>>>

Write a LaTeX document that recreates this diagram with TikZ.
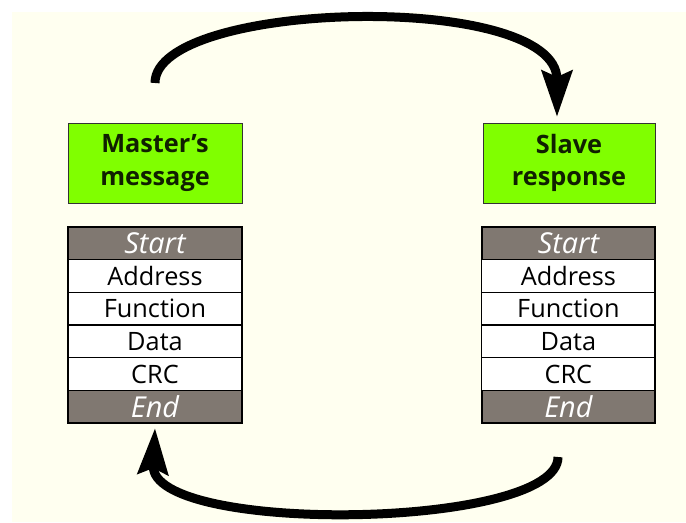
\documentclass[tikz,border=0pt]{standalone}
\usepackage{fontspec}
\setmainfont{Open Sans}
\usetikzlibrary{arrows.meta}
\definecolor{cream}{RGB}{255,255,240}
\definecolor{lime}{RGB}{128,255,0}
\definecolor{fieldgray}{RGB}{128,120,113}
\definecolor{headtext}{RGB}{16,32,0}
\begin{document}
\begin{tikzpicture}[
       header/.style={
         rectangle,
         draw=black!80,
         fill=lime,
         line width=0.6pt,
         minimum width=4.35cm,
         minimum height=2cm,
         align=center,
         text=headtext,
         font=\bfseries\fontsize{18}{22.8}\selectfont
       },
       field/.style={
         rectangle,
         draw=black,
         fill=white,
         line width=0.8pt,
         inner sep=0pt,
         minimum width=4.35cm,
         minimum height=0.817cm,
         font=\fontsize{18}{20}\selectfont
       },
       frame/.style={
         field,
         fill=fieldgray,
         text=white,
         line width=1.1pt,
         font=\itshape\fontsize{20.5}{22}\selectfont
       },
       roundtrip/.style={
         line width=0.225cm,
         -{Stealth[length=1.15cm,width=0.75cm,inset=0.15cm]}
       }
     ]

       \useasboundingbox (0,0) rectangle (17.15,-13.05);
       \fill[cream] (0.3,-0.3) rectangle (17.15,-13.05);

       \node (master) at (3.875,-4.075) [header]{Master's\\message};
       \node (slave) at (14.225,-4.075) [header,minimum width=4.3cm]{Slave\\response};

       \node (mstart) at (3.875,-6.083) [frame]{Start};
       \node (maddr) at (3.875,-6.9) [field]{Address};
       \node (mfunc) at (3.875,-7.717) [field]{Function};
       \node (mdata) at (3.875,-8.533) [field]{Data};
       \node (mcrc) at (3.875,-9.35) [field]{CRC};
       \node (mend) at (3.875,-10.167) [frame]{End};

       \node (sstart) at (14.21,-6.083) [frame,minimum width=4.33cm]{Start};
       \node (saddr) at (14.21,-6.9) [field,minimum width=4.33cm]{Address};
       \node (sfunc) at (14.21,-7.717) [field,minimum width=4.33cm]{Function};
       \node (sdata) at (14.21,-8.533) [field,minimum width=4.33cm]{Data};
       \node (scrc) at (14.21,-9.35) [field,minimum width=4.33cm]{CRC};
       \node (send) at (14.21,-10.167) [frame,minimum width=4.33cm]{End};

       \coordinate (mtail) at (3.875,-2.075);
       \coordinate (stip) at (13.925,-2.925);
       \coordinate (stail) at (13.95,-11.425);
       \coordinate (mtip) at (3.875,-10.7);

       \draw[roundtrip] (mtail) .. controls (3.875,0) and (13.925,0.25) .. (stip);
       \draw[roundtrip] (stail) .. controls (13.95,-13.25) and (3.75,-13.375) .. (mtip);

\end{tikzpicture}
\end{document}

<<<

THE EXERCISE
Leave out any pictures and return exactly the lines from the beginning of the data through the line with "(slave) at (14.225,-4.075)", inclusive.

ANSWER TO THE TASK
Write a LaTeX document that recreates this diagram with TikZ.
\documentclass[tikz,border=0pt]{standalone}
\usepackage{fontspec}
\setmainfont{Open Sans}
\usetikzlibrary{arrows.meta}
\definecolor{cream}{RGB}{255,255,240}
\definecolor{lime}{RGB}{128,255,0}
\definecolor{fieldgray}{RGB}{128,120,113}
\definecolor{headtext}{RGB}{16,32,0}
\begin{document}
\begin{tikzpicture}[
       header/.style={
         rectangle,
         draw=black!80,
         fill=lime,
         line width=0.6pt,
         minimum width=4.35cm,
         minimum height=2cm,
         align=center,
         text=headtext,
         font=\bfseries\fontsize{18}{22.8}\selectfont
       },
       field/.style={
         rectangle,
         draw=black,
         fill=white,
         line width=0.8pt,
         inner sep=0pt,
         minimum width=4.35cm,
         minimum height=0.817cm,
         font=\fontsize{18}{20}\selectfont
       },
       frame/.style={
         field,
         fill=fieldgray,
         text=white,
         line width=1.1pt,
         font=\itshape\fontsize{20.5}{22}\selectfont
       },
       roundtrip/.style={
         line width=0.225cm,
         -{Stealth[length=1.15cm,width=0.75cm,inset=0.15cm]}
       }
     ]

       \useasboundingbox (0,0) rectangle (17.15,-13.05);
       \fill[cream] (0.3,-0.3) rectangle (17.15,-13.05);

       \node (master) at (3.875,-4.075) [header]{Master's\\message};
       \node (slave) at (14.225,-4.075) [header,minimum width=4.3cm]{Slave\\response};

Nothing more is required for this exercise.